M. Sharif "est disqualifié en tant que député au Parlement et a donc cessé d'occuper le poste de Premier ministre", a déclaré le juge Ejaz Afzal Khan devant une foule compacte réunie au siège de la Cour pour entendre ce jugement très attendu.
"Nous déclarons que Nawaz Sharif n'est pas un membre honnête du Parlement selon l'article 62-1f de la Constitution", a renchéri son homologue Asif Saeed Khosa.
Cette décision fait suite à la découverte par une commission d'enquête d'une "importante disparité" entre les revenus de la famille Sharif et son train de vie, apparue au grand jour l'an dernier dans le cadre du scandale des Panama Papers.
Les Sharif sont soupçonnés d'avoir dissimulé la vérité sur des sociétés et des biens immobiliers détenus via des holdings off-shore, notamment de luxueux appartements londoniens. Leurs partisans assurent que les fonds sont légaux.
Trois des quatre enfants du chef du gouvernement sont mis en cause dont sa fille Maryam Nawaz, jusqu'ici pressentie pour être son héritière politique.
L'arrêt, rendu en fin de matinée à Islamabad, la capitale placée sous haute sécurité, a immédiatement provoqué des scènes de liesse des partisans de l'opposition descendus dans la rue dans plusieurs villes.
L'ancienne star du cricket Imran Khan, le chef de l'opposition et en pointe dans l'offensive contre M. Sharif, s'est félicité de la décision de la Cour suprême, estimant que "la démocratie au Pakistan sort renforcée" de ces événements et annonçant un grand rassemblement dimanche, au cours duquel il dévoilera son "futur plan d'action".
"Aujourd'hui n'est qu'un début. Les autres puissants corrompus devront aussi rendre des comptes", a-t-il ajouté. "Je veux dire à la nation que c'est une immense victoire pour elle".
Le parti du Premier ministre, le PML-N, a confirmé peu après que M. Sharif avait quitté son poste en dépit de ses "fortes réserves" à l'encontre de l'arrêt. Son départ entraîne automatiquement celui de son gouvernement.
"Pas un centime de corruption n'a été prouvé dans cette décision contre Nawaz Sharif", a déploré Maryam Aurangzeb, qui y officiait en tant que ministre de l'Information.
Succession incertaine
L'incertitude plane désormais sur l'identité du successeur de M. Sharif. Le PML-N n'a aucun dauphin attitré pour le moment et les prochaines élections législatives ne sont théoriquement prévues que pour 2018.
Hasan Askari, analyste spécialiste des questions de sécurité, déclare toutefois ne pas s'attendre à "des bouleversements internes". "Après ce jugement, le parti au pouvoir va élire un nouveau chef qui deviendra Premier ministre, puis nous verrons comment les choses se passent".
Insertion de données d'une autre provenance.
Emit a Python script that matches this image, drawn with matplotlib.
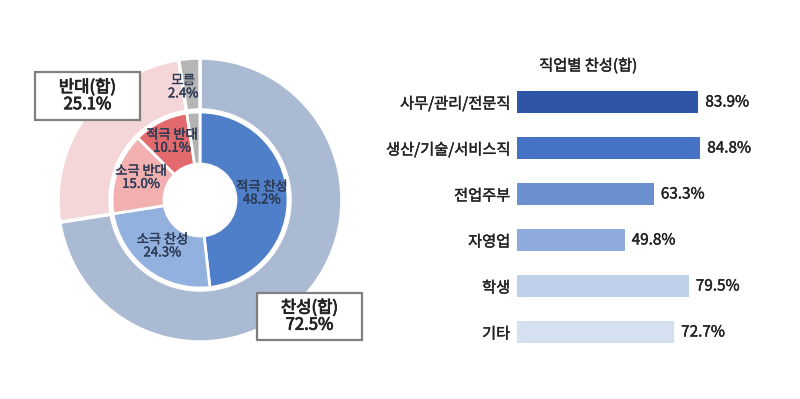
import numpy as np
import matplotlib
matplotlib.use("Agg")
import matplotlib.pyplot as plt
import matplotlib.patheffects as pe
from matplotlib.patches import Rectangle

plt.rcParams['font.family'] = ['Noto Sans CJK KR', 'DejaVu Sans']

# inner ring
inner_labels = ['적극 찬성', '소극 찬성', '소극 반대', '적극 반대', '모름']
inner_values = [48.2, 24.3, 15.0, 10.1, 2.4]
inner_colors = ['#4f7fc8', '#92b1de', '#f2b0b1', '#e36a6c', '#b3b3b3']

# outer ring
outer_labels = ['찬성(합)', '반대(합)', '모름']
outer_values = [72.5, 25.1, 2.4]
outer_colors = ['#abbad3', '#f4d5d8', '#b6b6b6']

# bar chart
jobs = ['사무/관리/전문직', '생산/기술/서비스직', '전업주부', '자영업', '학생', '기타']
job_values = [83.9, 84.8, 63.3, 49.8, 79.5, 72.7]
job_colors = ['#2f56a6', '#4673c3', '#6b90d0', '#8eabdb', '#bed0ea', '#d5e0f1']

W, H = 800, 399
fig = plt.figure(figsize=(8, 3.99), dpi=100)


def thick(c, lw=0.3):
    # a thin stroke makes regular text look heavier
    return [pe.withStroke(linewidth=lw, foreground=c)]


# ---- donut ----
cx, cy, R = 200, 200, 150
ax = fig.add_axes([(cx - R) / W, (H - cy - R) / H, 2 * R / W, 2 * R / H])
ax.set_aspect('equal')
ax.axis('off')

ax.pie(outer_values, radius=142, colors=outer_colors, startangle=90, counterclock=False,
       wedgeprops=dict(width=52, edgecolor='white', linewidth=2.5))
ax.pie(inner_values, radius=88, colors=inner_colors, startangle=90, counterclock=False,
       wedgeprops=dict(width=52, edgecolor='white', linewidth=2))
ax.set_xlim(-R, R)
ax.set_ylim(-R, R)

txt_col = '#2e3b55'
start = 90.0
for lab, v in zip(inner_labels, inner_values):
    ang = np.deg2rad(start - v * 3.6 / 2)
    start -= v * 3.6
    if lab == '모름':
        continue
    r = 62
    ax.text(r * np.cos(ang), r * np.sin(ang) + 3, '%s\n%.1f%%' % (lab, v), ha='center', va='center',
            fontsize=9.5, color=txt_col, linespacing=1.0, path_effects=thick(txt_col))

# 모름 label in outer ring
start = 90.0
for lab, v in zip(outer_labels, outer_values):
    ang = np.deg2rad(start - v * 3.6 / 2)
    start -= v * 3.6
    if lab == '모름':
        ax.text(116 * np.cos(ang) - 8, 116 * np.sin(ang) - 3, '%s\n%.1f%%' % (lab, v), ha='center', va='center',
                fontsize=9.5, color=txt_col, linespacing=1.0, path_effects=thick(txt_col))

# summary boxes (pixel boxes: x0, y0, x1, y1 from top-left)
for (x0, y0, x1, y1), idx in [((35, 72, 140, 120), 1), ((257, 293, 362, 340), 0)]:
    fig.patches.append(Rectangle((x0 / W, 1 - y1 / H), (x1 - x0) / W, (y1 - y0) / H,
                                 transform=fig.transFigure, facecolor='white',
                                 edgecolor='#7f7f7f', linewidth=1.6, zorder=5))
    fig.text((x0 + x1) / 2 / W, 1 - (y0 + y1) / 2 / H, '%s\n%.1f%%' % (outer_labels[idx], outer_values[idx]),
             ha='center', va='center', fontsize=12, color='#222222',
             linespacing=1.0, zorder=6, path_effects=thick('#222222', 0.6))

# ---- bars ----
bx0, bw = 517, 216
by_top, by_bot = 79, 355
bax = fig.add_axes([bx0 / W, 1 - by_bot / H, bw / W, (by_bot - by_top) / H])
y = np.arange(len(jobs))
bax.barh(y, job_values, height=0.48, color=job_colors)
bax.set_xlim(0, 100)
bax.set_ylim(len(jobs) - 0.5, -0.5)
bax.set_yticks(y)
bax.set_yticklabels(jobs, fontsize=11, color='#222222')
for t in bax.get_yticklabels():
    t.set_path_effects(thick('#222222'))
bax.tick_params(axis='y', length=0, pad=5)
bax.set_xticks([])
for s in bax.spines.values():
    s.set_visible(False)
for yi, v in zip(y, job_values):
    bax.text(v + 3.3, yi, '%.1f%%' % v, ha='left', va='center', fontsize=11, color='#222222',
             path_effects=thick('#222222'))

fig.text(588 / W, 1 - 66 / H, '직업별 찬성(합)', ha='center', va='center', fontsize=11,
         color='#222222', path_effects=thick('#222222'))

fig.savefig('out.png', dpi=100, facecolor='white')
L'analyste politique Farooq Moin est du même avis : "Je pense qu'il y a de grandes chances pour que le parti PML-N forme un nouveau gouvernement avec un nouveau Premier ministre, avec le soutien de ses partenaires de coalition, puisqu'ils ont toujours la majorité au Parlement".
C'est la deuxième fois dans l'histoire du Pakistan qu'un Premier ministre en poste est démis par une intervention de la Cour suprême, la première remontant à 2012.
M. Sharif, surnommé le "lion du Pendjab", n'aura ainsi mené à terme aucun de ses trois mandats en tant que chef du gouvernement. Il avait déjà été contraint à la démission en raison d'accusations de corruption en 1993. Son deuxième mandat, entamé en 1997, avait lui aussi tourné court en 1999 à la suite d'un coup d'Etat militaire et M. Sharif avait été contraint à plusieurs années d'exil en Arabie saoudite.
A Peshawar (ouest), des centaines de partisans d'Imran Khan et d'autres partis d'opposition sont descendus en jubilant dans la rue, dansant, jouant du tambour et distribuant des douceurs pour célébrer le jugement, a constaté l'AFP.
A l'inverse, à Lahore, fief de la famille Sharif, des manifestants ont protesté contre l'arrêt de la Cour suprême, bloquant des rues, brûlant des pneus et embrassant des portraits de leur idole. "Nous n'acceptons pas ce jugement. (Sharif) est honnête et fiable", a réagi une députée du Parlement régional du Pendjab, dénonçant une "conspiration".